Durante uma refeição pedi a minha
filha, de seis anos, que me passasse uma travessa, ao que ela me corrigiu
prontamente: “como se fala?”. De fato, esqueci-me de dizer-lhe “por favor”.
Esse episódio, aparentemente sem importância, talvez nos remeta a considerar a
qualidade dos nossos diálogos.
Entre os jovens e
adolescentes predomina uma maneira de se comunicar que choca muitos adultos. As
mensagens de celular e as conversas pela INTERNET são um verdadeiro assassinato
da língua portuguesa. E, mesmo pessoalmente, dão a algumas palavras um
significado bem peculiar, diferente do sentido tradicional. Tanto assim que o
adjetivo “suave” significa bom, ótimo, ou algo semelhante. “Demorou” quer dizer
concordo, combinado etc. Mas haverá algo de inconveniente nesse fenômeno?
Não pretendo analisar a questão
sob o aspecto puramente linguístico. Os especialistas no assunto bem o sabem
que a língua é dinâmica. A mudança na forma de se comunicar, ao menos sob o
enfoque do comportamento humano, interessa-nos na medida em que reflete o que
as pessoas que se comunicam trazem em seu interior. Afinal, a boca fala do que
está no coração. Assim, valores como a reverência à autoridade legítima, o
respeito ao próximo e a amizade verdadeira se tornam manifestos pela maneira de
se comunicar.
Não raras vezes, em audiência,
usando a toga de magistrado, deparo com jovens que se dirigem ao juiz como
“você”. Não é possível caracterizar isso, de plano, como uma falta de respeito.

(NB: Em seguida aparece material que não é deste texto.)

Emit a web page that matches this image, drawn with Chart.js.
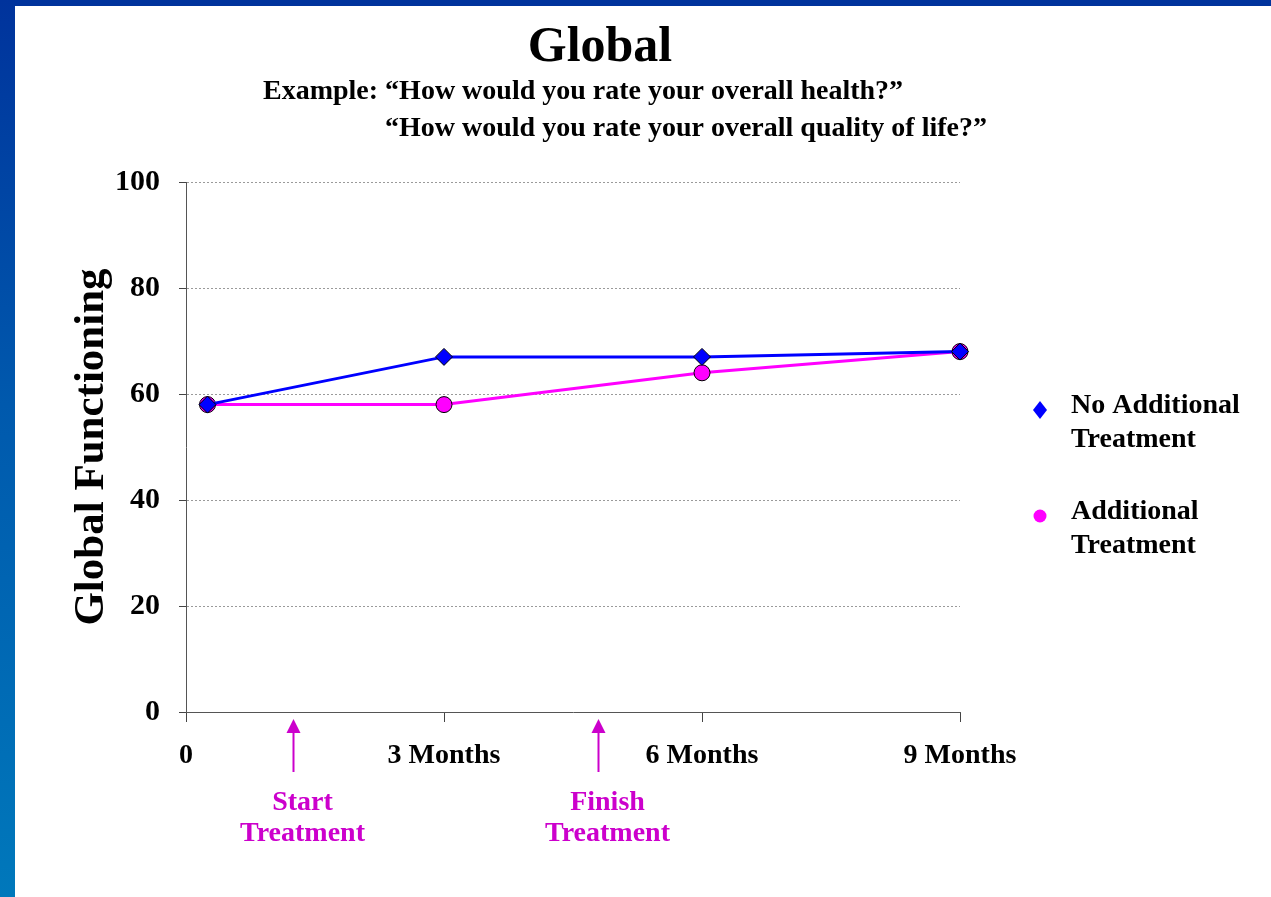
<!DOCTYPE html>
<html>
<head>
<meta charset="utf-8">
<title>Global</title>
<script src="https://cdn.jsdelivr.net/npm/chart.js@4.4.1/dist/chart.umd.min.js"></script>
<style>
  html, body { margin: 0; padding: 0; background: #ffffff; }
  #frame { position: relative; width: 1271px; height: 897px; overflow: hidden; background: #ffffff; }
  #bandTop { position: absolute; left: 0; top: 0; width: 1271px; height: 6px; background: #00339c; }
  #bandLeft { position: absolute; left: 0; top: 0; width: 15px; height: 897px;
    background: linear-gradient(to bottom, #00339c 0%, #0059ad 45%, #0078bb 100%); }
  #chart { position: absolute; left: 0; top: 0; }
</style>
</head>
<body>
<div id="frame">
  <div id="bandTop"></div>
  <div id="bandLeft"></div>
  <canvas id="chart" width="1271" height="897"></canvas>
</div>
<script>
// Time points in months and the global functioning score at each visit
const visitMonths = [0.25, 3, 6, 9];
const noAdditionalScores = [58, 67, 67, 68];
const additionalScores = [58, 58, 64, 68];

// Axis tick labels
const monthTickValues = [0, 3, 6, 9];
const monthTickLabels = ['0', '3 Months', '6 Months', '9 Months'];

// Series names (two-line legend entries)
const seriesNames = [['No Additional', 'Treatment'], ['Additional', 'Treatment']];

// Treatment phase markers along the time axis
const phaseMonths = [1.25, 4.8];
const phaseLabels = [['Start', 'Treatment'], ['Finish', 'Treatment']];

const titleText = 'Global';
const subtitleLines = [
  'Example: \u201cHow would you rate your overall health?\u201d',
  '\u201cHow would you rate your overall quality of life?\u201d'
];

const SERIF = '"Liberation Serif", "Times New Roman", serif';
const BLUE = '#0000ff';
const PINK = '#ff00ff';
const MARKER = '#cc00cc';

function pairs(xs, ys) {
  return xs.map((x, i) => ({ x: x, y: ys[i] }));
}

// Heading text above the plot
const headingPlugin = {
  id: 'heading',
  afterDraw(chart) {
    const ctx = chart.ctx;
    ctx.save();
    ctx.fillStyle = '#000';
    ctx.textBaseline = 'alphabetic';
    ctx.textAlign = 'center';
    ctx.font = 'bold 50px ' + SERIF;
    ctx.fillText(titleText, 600, 61);
    ctx.textAlign = 'left';
    ctx.font = 'bold 28px ' + SERIF;
    ctx.fillText(subtitleLines[0], 263, 99);
    ctx.fillText(subtitleLines[1], 385, 136);
    ctx.restore();
  }
};

// Legend at the right, using each dataset's point style and colour
const sideLegendPlugin = {
  id: 'sideLegend',
  afterDraw(chart) {
    const ctx = chart.ctx;
    const rows = [410, 516];
    ctx.save();
    chart.data.datasets.forEach((ds, i) => {
      const y = rows[i];
      ctx.fillStyle = ds.pointBackgroundColor;
      ctx.beginPath();
      if (ds.pointStyle === 'rectRot') {
        ctx.moveTo(1040, y - 9);
        ctx.lineTo(1047, y);
        ctx.lineTo(1040, y + 9);
        ctx.lineTo(1033, y);
        ctx.closePath();
      } else {
        ctx.arc(1040, y, 6.5, 0, Math.PI * 2);
      }
      ctx.fill();
      ctx.fillStyle = '#000';
      ctx.font = 'bold 28px ' + SERIF;
      ctx.textAlign = 'left';
      ctx.textBaseline = 'alphabetic';
      ds.label.forEach((line, j) => ctx.fillText(line, 1071, y + 3 + j * 34));
    });
    ctx.restore();
  }
};

// Arrows marking the start and end of treatment below the time axis
const phasePlugin = {
  id: 'phases',
  afterDraw(chart) {
    const ctx = chart.ctx;
    const xs = chart.scales.x;
    const base = chart.chartArea.bottom;
    ctx.save();
    ctx.fillStyle = MARKER;
    ctx.strokeStyle = MARKER;
    phaseMonths.forEach((m, i) => {
      const px = Math.round(xs.getPixelForValue(m)) - 0.5;
      ctx.lineWidth = 2;
      ctx.beginPath();
      ctx.moveTo(px, base + 20);
      ctx.lineTo(px, base + 60);
      ctx.stroke();
      ctx.beginPath();
      ctx.moveTo(px, base + 7);
      ctx.lineTo(px + 7, base + 21);
      ctx.lineTo(px - 7, base + 21);
      ctx.closePath();
      ctx.fill();
      ctx.font = 'bold 28px ' + SERIF;
      ctx.textAlign = 'center';
      ctx.textBaseline = 'alphabetic';
      phaseLabels[i].forEach((line, j) => ctx.fillText(line, px + 9, base + 98 + j * 31));
    });
    ctx.restore();
  }
};

new Chart(document.getElementById('chart'), {
  type: 'line',
  data: {
    datasets: [
      {
        label: seriesNames[0],
        data: pairs(visitMonths, noAdditionalScores),
        borderColor: BLUE,
        borderWidth: 3,
        pointStyle: 'rectRot',
        pointRadius: 8.5,
        pointHoverRadius: 8.5,
        pointBackgroundColor: BLUE,
        pointBorderColor: '#000',
        pointBorderWidth: 1,
        clip: false,
        tension: 0
      },
      {
        label: seriesNames[1],
        data: pairs(visitMonths, additionalScores),
        borderColor: PINK,
        borderWidth: 3,
        pointStyle: 'circle',
        pointRadius: 8,
        pointHoverRadius: 8,
        pointBackgroundColor: PINK,
        pointBorderColor: '#000',
        pointBorderWidth: 1,
        clip: false,
        tension: 0
      }
    ]
  },
  options: {
    responsive: false,
    animation: false,
    events: [],
    layout: { padding: { left: 0, top: 182, right: 311, bottom: 0 } },
    plugins: {
      legend: { display: false },
      tooltip: { enabled: false },
      title: { display: false }
    },
    scales: {
      x: {
        type: 'linear',
        position: 'bottom',
        min: 0,
        max: 9,
        afterFit(scale) { scale.height = 185; },
        afterBuildTicks(scale) {
          scale.ticks = monthTickValues.map(v => ({ value: v }));
        },
        ticks: {
          autoSkip: false,
          maxRotation: 0,
          padding: 17,
          color: '#000',
          font: { family: SERIF, size: 28, weight: 'bold' },
          callback: (v) => monthTickLabels[monthTickValues.indexOf(v)]
        },
        grid: {
          drawOnChartArea: false,
          drawTicks: true,
          tickLength: 10,
          tickColor: '#444',
          tickWidth: 1
        },
        border: { display: true, color: '#555', width: 1 }
      },
      y: {
        min: 0,
        max: 100,
        afterFit(scale) { scale.width = 186; },
        ticks: {
          stepSize: 20,
          padding: 19,
          color: '#000',
          font: { family: SERIF, size: 30, weight: 'bold' }
        },
        grid: {
          color: (c) => (c.tick && c.tick.value === 0 ? 'rgba(0,0,0,0)' : '#9a9a9a'),
          lineWidth: 1,
          tickLength: 7,
          tickColor: '#444',
          tickWidth: 1
        },
        border: { display: true, color: '#555', width: 1, dash: [2, 2] },
        title: {
          display: true,
          text: 'Global Functioning',
          color: '#000',
          font: { family: SERIF, size: 43, weight: 'bold' },
          padding: { top: 66, bottom: 0 }
        }
      }
    }
  },
  plugins: [headingPlugin, sideLegendPlugin, phasePlugin]
});
</script>
</body>
</html>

Pode ser que o rapaz conviva em ambientes em que o pronome de tratamento
“senhor” é exclusivo das pessoas idosas, de modo que usá-lo fora desse contexto
seria chamar o seu interlocutor de velho, como se isso fosse depreciativo... No
entanto, essa mesma atitude, não raras vezes, denota mesmo uma clara irreverência,
uma atitude interior de falta de consideração com todo tipo de autoridade.
Talvez muitos de nós já
tenhamos assistido a algum desses programas de auditório em que alguma atriz
recebe como referência elogiosa frases do tipo: “a irreverência de Fulana de
Tal”, como se isso fosse uma virtude. Ainda que sutil, trata-se de uma inversão
de valores. A reverência e o tratamento cortês e respeitoso é que são
qualidades e não o contrário. Nesse contexto, é um grande desfio do educador,
em especial os pais e professores, formar nos filhos e alunos uma postura
respeitosa diante de toda autoridade legítima, a começar por eles próprios
(mestres e genitores).
Nesse assunto, convém não
esquecermos um desvirtuamento que estaria no extremo oposto. Refiro-me àqueles
diálogos aparentemente respeitosos, entre as mulheres com uso e abuso dos
diminutivos; entre os homens, carregados de referências elogiosas, que não
refletem o que se passa no interior de quem diz. São frutos da hipocrisia,
ditados pelo puro interesse. Nesse cenário, também muitas vezes presenciado por
nossos filhos e alunos, convém ensinar-lhes a viver a sinceridade, de maneira
que o modo de falar seja, tanto quanto possível, “sim” quando for “sim” e “não”
quando for “não”. Não se trata de estimular a grosseria, mas a veracidade, sem
rodeios nem falsidades.
Outro dia tomei um ônibus urbano
em Campinas. Era uma manhã fria. Logo que o motorista acelerou, sentia-se um
vento cortante que penetrava por uma janela aberta. Um homem, que aparentava um
sessenta anos, levantou-se e perguntou a uma mulher sentada no banco de traz:
“A senhora se incomoda que eu feche a janela?”. Ela ficou surpresa com a
delicadeza, um tanto incomum naquela situação, mas logo concordou com o pedido.
Atitudes como essa fomentam um bom ambiente. E, como o bem é difusivo, animam
os outros a fazer o mesmo. Imbuídos desse mesmo espírito, convém que nos
questionemos, vez por outra, sobre como têm sido os nossos diálogos, sobretudo
na família e com aqueles que nos são mais próximos.